• **INPUT MATERIAL**:

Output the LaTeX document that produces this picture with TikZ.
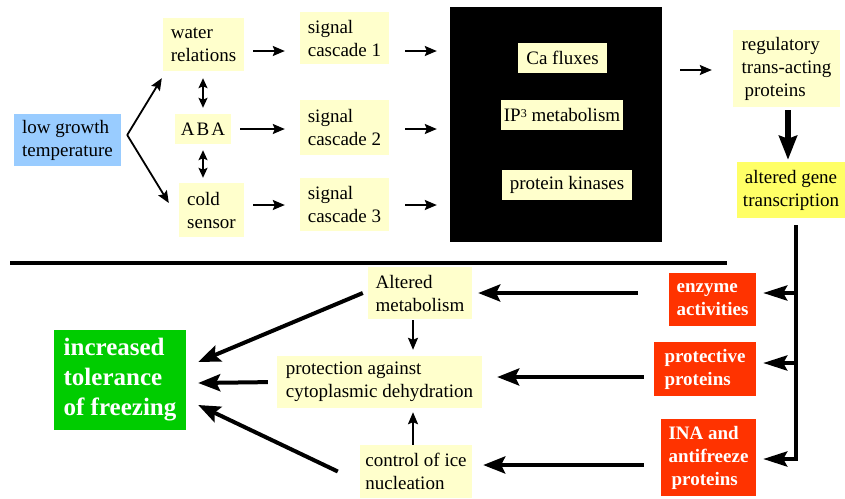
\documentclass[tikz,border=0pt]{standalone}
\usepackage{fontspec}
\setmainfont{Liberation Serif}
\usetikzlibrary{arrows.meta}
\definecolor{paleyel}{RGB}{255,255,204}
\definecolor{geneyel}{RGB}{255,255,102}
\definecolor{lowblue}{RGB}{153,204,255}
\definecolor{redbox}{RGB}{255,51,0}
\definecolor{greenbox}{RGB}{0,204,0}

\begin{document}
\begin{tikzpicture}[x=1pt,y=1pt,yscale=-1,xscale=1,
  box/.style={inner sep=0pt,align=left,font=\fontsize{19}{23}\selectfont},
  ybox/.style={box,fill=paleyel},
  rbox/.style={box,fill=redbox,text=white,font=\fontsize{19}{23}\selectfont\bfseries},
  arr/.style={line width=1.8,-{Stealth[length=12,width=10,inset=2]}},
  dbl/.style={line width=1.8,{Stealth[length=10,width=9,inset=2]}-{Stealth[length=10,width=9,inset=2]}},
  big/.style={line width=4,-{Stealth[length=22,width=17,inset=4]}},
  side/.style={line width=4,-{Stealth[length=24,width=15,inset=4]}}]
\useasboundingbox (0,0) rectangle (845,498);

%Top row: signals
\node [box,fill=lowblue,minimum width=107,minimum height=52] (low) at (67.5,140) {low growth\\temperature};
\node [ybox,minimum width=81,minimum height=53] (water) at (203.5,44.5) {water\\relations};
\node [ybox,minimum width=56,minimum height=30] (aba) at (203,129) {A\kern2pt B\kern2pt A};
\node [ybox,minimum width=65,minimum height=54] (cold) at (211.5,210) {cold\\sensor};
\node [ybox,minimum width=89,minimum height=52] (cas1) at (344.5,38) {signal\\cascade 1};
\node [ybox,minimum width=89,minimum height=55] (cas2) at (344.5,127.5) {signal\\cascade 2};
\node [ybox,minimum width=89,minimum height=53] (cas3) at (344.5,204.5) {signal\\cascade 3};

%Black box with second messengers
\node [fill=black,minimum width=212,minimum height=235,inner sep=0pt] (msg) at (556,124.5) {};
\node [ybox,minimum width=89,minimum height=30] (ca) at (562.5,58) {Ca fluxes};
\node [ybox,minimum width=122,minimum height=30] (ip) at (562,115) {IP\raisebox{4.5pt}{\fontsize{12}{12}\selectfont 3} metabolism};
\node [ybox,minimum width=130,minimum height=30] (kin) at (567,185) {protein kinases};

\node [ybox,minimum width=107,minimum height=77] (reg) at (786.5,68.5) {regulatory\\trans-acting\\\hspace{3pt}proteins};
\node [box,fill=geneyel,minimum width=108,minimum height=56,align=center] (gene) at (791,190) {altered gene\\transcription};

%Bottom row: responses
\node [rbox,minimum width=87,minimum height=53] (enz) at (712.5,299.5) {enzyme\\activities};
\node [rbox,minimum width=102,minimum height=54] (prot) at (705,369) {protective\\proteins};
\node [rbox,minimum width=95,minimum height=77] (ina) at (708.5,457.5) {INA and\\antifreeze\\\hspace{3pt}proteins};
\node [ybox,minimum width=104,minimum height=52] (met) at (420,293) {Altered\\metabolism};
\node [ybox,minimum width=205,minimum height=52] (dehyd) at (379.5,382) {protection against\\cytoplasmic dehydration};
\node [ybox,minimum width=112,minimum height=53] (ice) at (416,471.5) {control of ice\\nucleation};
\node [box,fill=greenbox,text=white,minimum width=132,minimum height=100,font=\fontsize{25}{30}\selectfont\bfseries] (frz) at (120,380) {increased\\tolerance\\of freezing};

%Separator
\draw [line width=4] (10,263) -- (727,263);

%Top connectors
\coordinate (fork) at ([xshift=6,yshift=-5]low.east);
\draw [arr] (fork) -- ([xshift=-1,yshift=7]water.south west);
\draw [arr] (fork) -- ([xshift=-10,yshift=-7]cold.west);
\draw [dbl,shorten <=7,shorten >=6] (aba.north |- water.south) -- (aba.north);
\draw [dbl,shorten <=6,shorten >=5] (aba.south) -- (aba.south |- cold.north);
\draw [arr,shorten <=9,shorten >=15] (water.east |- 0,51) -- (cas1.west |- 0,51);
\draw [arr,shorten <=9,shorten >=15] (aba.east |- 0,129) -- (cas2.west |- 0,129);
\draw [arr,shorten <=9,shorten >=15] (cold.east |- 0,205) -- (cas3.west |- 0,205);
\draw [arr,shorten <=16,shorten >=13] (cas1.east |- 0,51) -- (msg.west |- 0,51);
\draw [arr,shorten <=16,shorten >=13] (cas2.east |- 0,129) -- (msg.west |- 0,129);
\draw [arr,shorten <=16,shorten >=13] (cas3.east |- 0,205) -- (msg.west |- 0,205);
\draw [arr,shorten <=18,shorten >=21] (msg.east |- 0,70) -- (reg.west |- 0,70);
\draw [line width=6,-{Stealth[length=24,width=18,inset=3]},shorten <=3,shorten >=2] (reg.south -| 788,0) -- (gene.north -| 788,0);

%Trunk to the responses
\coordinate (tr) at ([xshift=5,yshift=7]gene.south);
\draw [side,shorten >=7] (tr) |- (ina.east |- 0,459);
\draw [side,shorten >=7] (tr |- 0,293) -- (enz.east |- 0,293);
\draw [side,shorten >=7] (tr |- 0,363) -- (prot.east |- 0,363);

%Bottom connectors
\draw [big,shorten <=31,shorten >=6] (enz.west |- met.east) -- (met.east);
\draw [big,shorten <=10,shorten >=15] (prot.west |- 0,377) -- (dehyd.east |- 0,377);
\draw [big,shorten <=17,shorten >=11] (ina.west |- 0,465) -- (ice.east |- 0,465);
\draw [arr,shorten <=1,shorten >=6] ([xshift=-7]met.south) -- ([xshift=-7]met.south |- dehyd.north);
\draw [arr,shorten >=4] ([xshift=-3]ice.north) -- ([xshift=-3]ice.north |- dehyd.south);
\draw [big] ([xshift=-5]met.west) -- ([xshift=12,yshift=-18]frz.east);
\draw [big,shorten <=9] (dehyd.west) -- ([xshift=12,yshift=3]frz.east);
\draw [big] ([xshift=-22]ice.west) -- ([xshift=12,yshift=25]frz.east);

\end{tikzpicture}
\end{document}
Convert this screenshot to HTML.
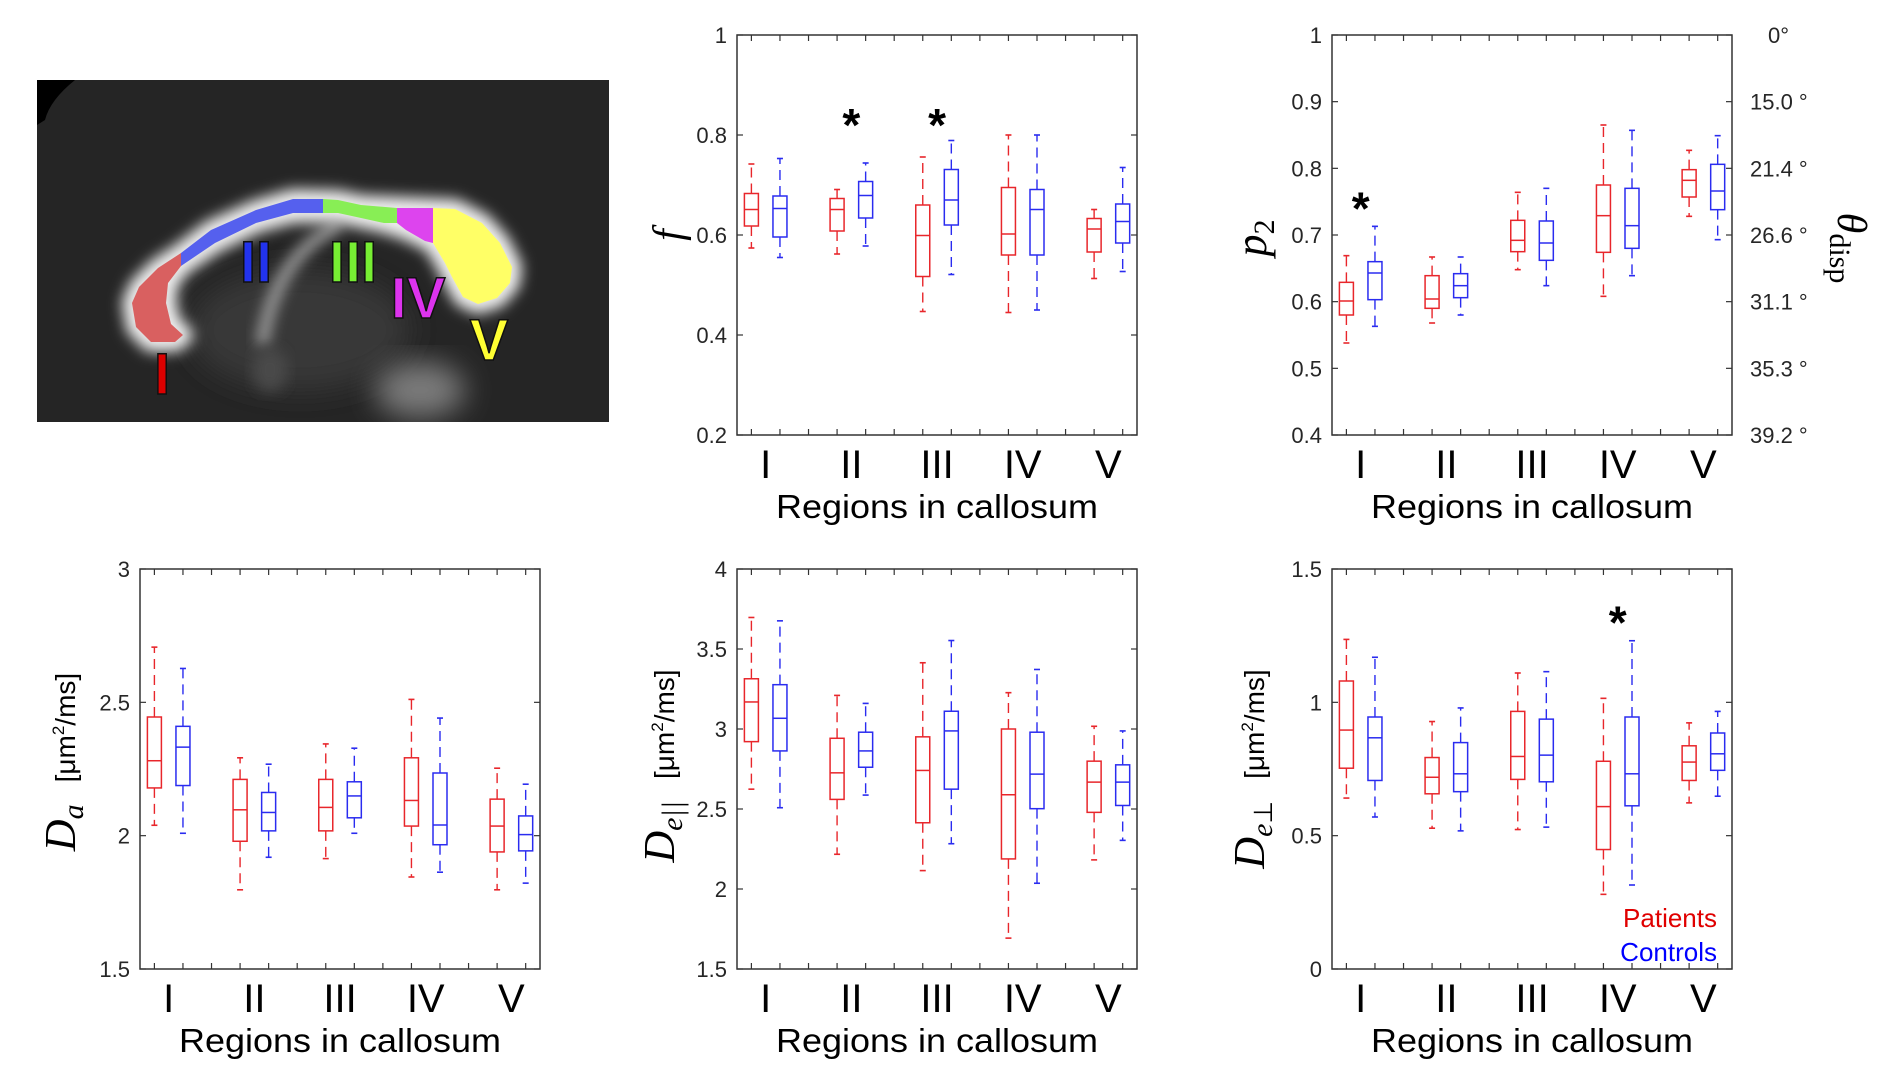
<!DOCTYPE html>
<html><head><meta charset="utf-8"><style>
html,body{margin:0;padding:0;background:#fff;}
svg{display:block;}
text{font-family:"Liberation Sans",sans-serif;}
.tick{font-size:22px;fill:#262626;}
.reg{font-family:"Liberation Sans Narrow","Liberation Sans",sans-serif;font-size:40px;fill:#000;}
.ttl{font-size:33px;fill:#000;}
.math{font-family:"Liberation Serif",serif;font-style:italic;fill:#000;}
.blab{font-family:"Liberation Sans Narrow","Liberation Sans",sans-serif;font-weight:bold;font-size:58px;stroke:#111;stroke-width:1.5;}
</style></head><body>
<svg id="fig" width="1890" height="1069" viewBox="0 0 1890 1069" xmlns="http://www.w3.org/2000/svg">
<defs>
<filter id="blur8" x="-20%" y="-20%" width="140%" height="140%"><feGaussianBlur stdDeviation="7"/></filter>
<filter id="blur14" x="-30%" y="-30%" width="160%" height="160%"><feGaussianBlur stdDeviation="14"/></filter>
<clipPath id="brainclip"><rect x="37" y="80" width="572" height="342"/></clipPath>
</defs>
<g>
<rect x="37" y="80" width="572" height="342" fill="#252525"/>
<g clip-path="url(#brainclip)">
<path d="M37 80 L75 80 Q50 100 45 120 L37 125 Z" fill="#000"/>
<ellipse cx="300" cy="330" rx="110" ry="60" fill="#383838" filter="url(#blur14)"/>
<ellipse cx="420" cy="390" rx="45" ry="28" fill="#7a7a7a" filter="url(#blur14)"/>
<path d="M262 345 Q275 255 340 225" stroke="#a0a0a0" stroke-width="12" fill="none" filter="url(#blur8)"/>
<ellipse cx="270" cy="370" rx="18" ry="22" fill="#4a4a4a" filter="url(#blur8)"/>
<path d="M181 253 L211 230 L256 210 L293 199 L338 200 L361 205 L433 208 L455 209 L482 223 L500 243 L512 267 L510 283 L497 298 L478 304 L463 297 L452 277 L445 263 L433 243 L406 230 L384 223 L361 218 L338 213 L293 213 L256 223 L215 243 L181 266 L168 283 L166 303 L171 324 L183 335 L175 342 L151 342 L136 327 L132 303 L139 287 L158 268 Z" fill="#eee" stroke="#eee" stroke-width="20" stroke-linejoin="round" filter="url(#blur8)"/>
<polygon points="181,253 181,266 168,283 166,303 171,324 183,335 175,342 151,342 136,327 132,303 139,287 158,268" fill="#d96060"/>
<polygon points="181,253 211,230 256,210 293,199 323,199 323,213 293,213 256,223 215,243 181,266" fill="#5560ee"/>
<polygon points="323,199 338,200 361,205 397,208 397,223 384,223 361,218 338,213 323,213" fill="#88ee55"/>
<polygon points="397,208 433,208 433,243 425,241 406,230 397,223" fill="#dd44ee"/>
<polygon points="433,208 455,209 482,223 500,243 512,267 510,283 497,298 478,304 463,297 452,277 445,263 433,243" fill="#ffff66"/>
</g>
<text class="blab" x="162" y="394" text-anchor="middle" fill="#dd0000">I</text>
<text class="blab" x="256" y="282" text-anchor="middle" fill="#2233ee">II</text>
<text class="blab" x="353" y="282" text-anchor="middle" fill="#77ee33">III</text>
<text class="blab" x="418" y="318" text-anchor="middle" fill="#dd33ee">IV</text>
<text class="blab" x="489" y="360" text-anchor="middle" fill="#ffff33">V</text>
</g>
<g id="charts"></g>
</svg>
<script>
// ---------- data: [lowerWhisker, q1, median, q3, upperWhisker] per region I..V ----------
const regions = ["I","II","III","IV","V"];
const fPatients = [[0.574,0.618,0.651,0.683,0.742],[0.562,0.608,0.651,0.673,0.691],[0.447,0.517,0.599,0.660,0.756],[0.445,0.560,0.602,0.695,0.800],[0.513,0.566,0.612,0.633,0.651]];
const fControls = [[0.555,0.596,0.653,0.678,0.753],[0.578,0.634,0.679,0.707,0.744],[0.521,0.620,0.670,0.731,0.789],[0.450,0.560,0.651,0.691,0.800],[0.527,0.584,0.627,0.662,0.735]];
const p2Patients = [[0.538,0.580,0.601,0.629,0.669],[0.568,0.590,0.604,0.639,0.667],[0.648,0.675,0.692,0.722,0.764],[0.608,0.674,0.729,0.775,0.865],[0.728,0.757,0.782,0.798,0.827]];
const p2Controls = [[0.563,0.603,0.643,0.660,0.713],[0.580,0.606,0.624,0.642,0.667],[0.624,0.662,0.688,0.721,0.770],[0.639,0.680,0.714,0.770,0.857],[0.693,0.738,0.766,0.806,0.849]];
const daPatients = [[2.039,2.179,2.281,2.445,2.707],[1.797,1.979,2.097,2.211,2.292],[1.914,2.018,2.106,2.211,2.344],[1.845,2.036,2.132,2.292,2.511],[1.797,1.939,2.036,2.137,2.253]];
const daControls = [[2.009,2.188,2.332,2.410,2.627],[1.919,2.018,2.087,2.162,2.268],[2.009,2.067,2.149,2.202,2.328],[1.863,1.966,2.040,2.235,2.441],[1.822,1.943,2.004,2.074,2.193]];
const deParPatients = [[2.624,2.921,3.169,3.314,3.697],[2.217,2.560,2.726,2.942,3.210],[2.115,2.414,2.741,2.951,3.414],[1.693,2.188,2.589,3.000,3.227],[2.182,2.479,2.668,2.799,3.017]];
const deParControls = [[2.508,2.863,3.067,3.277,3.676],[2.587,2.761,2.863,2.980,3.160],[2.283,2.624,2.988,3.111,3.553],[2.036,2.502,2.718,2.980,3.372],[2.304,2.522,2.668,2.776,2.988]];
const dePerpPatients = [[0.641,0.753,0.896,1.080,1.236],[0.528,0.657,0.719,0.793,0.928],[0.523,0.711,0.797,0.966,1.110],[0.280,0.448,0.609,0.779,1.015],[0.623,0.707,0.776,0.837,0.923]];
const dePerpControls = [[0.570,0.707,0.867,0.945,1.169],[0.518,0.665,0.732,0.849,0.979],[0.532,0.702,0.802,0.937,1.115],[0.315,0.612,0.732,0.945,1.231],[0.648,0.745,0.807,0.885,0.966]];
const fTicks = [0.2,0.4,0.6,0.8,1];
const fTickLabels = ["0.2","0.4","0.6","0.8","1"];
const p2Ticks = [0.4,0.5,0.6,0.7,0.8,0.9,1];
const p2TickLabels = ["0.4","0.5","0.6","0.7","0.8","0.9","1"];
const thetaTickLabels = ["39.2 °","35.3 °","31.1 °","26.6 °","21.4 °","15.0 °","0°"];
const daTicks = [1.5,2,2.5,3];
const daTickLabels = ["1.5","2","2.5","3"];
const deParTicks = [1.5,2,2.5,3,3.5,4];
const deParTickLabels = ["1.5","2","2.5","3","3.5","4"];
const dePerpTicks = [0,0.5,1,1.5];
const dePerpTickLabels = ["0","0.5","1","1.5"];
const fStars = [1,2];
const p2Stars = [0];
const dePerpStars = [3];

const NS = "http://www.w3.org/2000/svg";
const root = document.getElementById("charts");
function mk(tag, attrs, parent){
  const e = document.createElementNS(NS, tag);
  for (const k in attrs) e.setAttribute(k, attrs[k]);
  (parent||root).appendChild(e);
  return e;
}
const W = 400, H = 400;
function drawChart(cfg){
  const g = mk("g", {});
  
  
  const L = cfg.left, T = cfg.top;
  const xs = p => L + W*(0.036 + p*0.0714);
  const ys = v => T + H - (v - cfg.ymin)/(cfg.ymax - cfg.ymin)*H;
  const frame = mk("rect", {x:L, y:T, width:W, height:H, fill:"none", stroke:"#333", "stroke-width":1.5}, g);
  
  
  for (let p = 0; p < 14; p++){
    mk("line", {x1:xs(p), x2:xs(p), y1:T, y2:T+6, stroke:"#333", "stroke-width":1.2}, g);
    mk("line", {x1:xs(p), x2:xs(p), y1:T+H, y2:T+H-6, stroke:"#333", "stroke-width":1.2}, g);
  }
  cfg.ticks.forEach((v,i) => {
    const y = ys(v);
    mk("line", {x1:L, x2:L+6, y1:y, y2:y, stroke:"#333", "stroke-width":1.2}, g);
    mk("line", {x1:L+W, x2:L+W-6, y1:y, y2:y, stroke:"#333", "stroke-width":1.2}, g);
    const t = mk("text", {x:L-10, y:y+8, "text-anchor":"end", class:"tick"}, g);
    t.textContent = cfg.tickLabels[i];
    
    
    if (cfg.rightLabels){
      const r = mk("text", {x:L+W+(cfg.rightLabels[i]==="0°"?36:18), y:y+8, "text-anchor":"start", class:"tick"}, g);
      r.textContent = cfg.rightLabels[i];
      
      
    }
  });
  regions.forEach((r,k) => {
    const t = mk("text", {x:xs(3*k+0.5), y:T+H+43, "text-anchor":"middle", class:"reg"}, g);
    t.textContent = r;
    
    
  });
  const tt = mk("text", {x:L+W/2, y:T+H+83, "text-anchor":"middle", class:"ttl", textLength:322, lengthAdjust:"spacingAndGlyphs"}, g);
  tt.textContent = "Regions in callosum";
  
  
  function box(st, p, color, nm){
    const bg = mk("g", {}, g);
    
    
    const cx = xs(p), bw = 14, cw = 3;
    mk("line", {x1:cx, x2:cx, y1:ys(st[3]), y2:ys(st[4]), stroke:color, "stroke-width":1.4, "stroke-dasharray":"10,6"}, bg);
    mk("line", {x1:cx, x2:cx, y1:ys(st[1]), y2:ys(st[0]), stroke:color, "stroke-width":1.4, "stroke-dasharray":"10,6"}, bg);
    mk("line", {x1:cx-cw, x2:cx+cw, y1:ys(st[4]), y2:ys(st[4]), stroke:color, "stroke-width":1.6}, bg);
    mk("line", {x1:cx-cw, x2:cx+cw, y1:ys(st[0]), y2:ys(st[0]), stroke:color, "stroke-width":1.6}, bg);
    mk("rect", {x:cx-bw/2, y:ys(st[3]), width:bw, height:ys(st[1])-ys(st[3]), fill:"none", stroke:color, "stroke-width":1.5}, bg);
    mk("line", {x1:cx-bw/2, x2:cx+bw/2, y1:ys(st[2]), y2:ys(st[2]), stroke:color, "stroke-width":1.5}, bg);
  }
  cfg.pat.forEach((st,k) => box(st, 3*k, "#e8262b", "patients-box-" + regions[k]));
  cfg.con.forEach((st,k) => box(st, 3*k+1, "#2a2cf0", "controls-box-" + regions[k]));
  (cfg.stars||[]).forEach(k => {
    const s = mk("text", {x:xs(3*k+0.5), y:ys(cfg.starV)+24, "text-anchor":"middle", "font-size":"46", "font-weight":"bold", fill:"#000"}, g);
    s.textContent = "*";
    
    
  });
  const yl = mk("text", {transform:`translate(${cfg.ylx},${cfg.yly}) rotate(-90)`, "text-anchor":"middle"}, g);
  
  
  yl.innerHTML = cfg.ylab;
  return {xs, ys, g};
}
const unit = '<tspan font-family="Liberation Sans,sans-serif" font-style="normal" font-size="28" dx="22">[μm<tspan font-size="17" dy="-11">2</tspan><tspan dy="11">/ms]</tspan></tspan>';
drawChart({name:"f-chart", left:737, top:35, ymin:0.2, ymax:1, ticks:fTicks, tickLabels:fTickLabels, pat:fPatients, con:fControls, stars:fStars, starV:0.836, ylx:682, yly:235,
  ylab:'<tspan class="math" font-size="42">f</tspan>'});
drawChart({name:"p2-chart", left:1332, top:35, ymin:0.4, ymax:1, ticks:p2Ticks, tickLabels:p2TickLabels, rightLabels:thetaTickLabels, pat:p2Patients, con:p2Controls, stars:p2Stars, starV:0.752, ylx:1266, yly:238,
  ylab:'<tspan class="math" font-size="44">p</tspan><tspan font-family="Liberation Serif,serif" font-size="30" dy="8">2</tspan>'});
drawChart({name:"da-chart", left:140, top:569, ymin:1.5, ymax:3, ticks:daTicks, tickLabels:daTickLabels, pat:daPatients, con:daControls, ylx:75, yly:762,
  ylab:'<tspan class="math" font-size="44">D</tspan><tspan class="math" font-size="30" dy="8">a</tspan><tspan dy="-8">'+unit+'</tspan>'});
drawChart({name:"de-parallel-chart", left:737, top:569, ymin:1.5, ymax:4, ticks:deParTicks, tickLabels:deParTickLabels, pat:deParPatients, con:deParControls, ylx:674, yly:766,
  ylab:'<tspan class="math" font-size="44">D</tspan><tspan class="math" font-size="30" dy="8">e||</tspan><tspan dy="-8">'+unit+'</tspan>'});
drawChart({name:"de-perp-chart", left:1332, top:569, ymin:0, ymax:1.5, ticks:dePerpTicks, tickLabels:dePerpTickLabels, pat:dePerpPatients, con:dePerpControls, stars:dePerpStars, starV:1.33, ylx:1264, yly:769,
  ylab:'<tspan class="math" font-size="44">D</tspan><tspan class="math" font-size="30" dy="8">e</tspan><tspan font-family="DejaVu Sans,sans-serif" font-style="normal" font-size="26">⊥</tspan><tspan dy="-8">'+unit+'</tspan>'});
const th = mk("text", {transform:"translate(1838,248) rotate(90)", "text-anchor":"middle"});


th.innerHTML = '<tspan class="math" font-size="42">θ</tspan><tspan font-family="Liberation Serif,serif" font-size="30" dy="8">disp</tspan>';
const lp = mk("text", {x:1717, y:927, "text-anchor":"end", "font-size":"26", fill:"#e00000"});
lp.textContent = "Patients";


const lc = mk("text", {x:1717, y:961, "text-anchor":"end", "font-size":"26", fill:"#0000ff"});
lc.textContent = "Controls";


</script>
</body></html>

• **SHORT EXERCISE**: Omitting all pictures, restate exactly the lines of the material from its start through the line that contains "(0,0) rectangle (845,498);".

• **OUTPUT FOR THIS EXERCISE**:
Output the LaTeX document that produces this picture with TikZ.
\documentclass[tikz,border=0pt]{standalone}
\usepackage{fontspec}
\setmainfont{Liberation Serif}
\usetikzlibrary{arrows.meta}
\definecolor{paleyel}{RGB}{255,255,204}
\definecolor{geneyel}{RGB}{255,255,102}
\definecolor{lowblue}{RGB}{153,204,255}
\definecolor{redbox}{RGB}{255,51,0}
\definecolor{greenbox}{RGB}{0,204,0}

\begin{document}
\begin{tikzpicture}[x=1pt,y=1pt,yscale=-1,xscale=1,
  box/.style={inner sep=0pt,align=left,font=\fontsize{19}{23}\selectfont},
  ybox/.style={box,fill=paleyel},
  rbox/.style={box,fill=redbox,text=white,font=\fontsize{19}{23}\selectfont\bfseries},
  arr/.style={line width=1.8,-{Stealth[length=12,width=10,inset=2]}},
  dbl/.style={line width=1.8,{Stealth[length=10,width=9,inset=2]}-{Stealth[length=10,width=9,inset=2]}},
  big/.style={line width=4,-{Stealth[length=22,width=17,inset=4]}},
  side/.style={line width=4,-{Stealth[length=24,width=15,inset=4]}}]
\useasboundingbox (0,0) rectangle (845,498);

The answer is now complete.